# Fuel Pump Vent Line



## Tony Morillas (Sep 8, 2010)

I am in the middle of restoring a 65 GTO. The car came without an engine or transmission. All the power train is now in this frame off restoration. Putting in a 73 455. Where does the vent line go for the fuel pump. The mechanical fuel pump (73 455) has a vent line on the pump. Should I just use a Holley pump without a vent line. Not legal in Calif. This is a Calif. car. Getting confused with 65 versus 73 issues. Do I need a 65 vented fuel tank?


----------



## BearGFR (Aug 25, 2008)

If the pump has a fitting for a vent (actually a return) line, then there should also be two lines coming from the fuel tank. The larger of the two is the feed to the pump, the smaller is a vapor return back to the tank. Having a vapor return is good because it helps avoid vapor-lock problems on hot days. If your car doesn't have the vapor return line, you could
1) Add one (requires removing the tank and changing out the sending unit assembly for one that has the fitting for the return line, and also adding the line itself)
2) Just cap off the vapor return fitting at the pump.
3) Swap out the pump for on that doesn't have the vapor return fitting.

Bear


----------



## geeteeohguy (Feb 2, 2008)

1965 GTO's don't have a fuel return line.

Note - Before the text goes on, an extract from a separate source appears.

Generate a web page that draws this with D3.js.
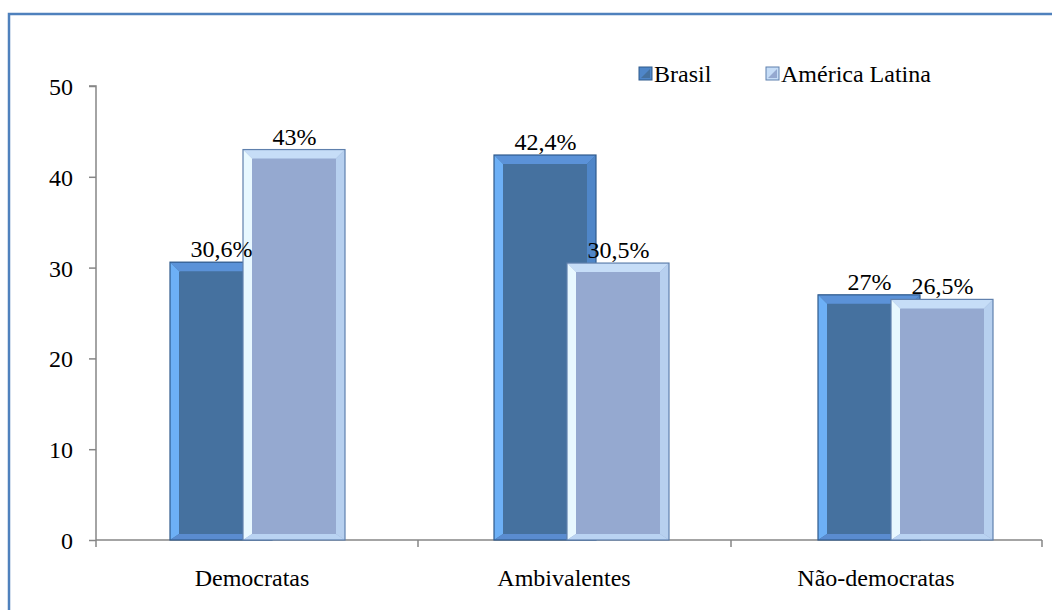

That didn't start until 1966. There are no issues with running a vented pump on your car. You can simply plug the fitting. Being a 1965 vehicle, it is exempt from the California Smog Check program, and you will not be breaking any laws.


----------



## gjones (Oct 8, 2012)

*puel fump*

The 455 that I purchased for the '66 had 3 fittings on the fuel pump. Stuck the new fuel pump from the 326 on it to see if it'd work. It did. Bought a new one for the 455, and kept the other "new" one for a spare. Gave the 3 fitting one back to PO, as he does a lot of mechanical work. (Along w/hei, exhaust manifolds, and a slew of other items that were shipping prohibitive).


----------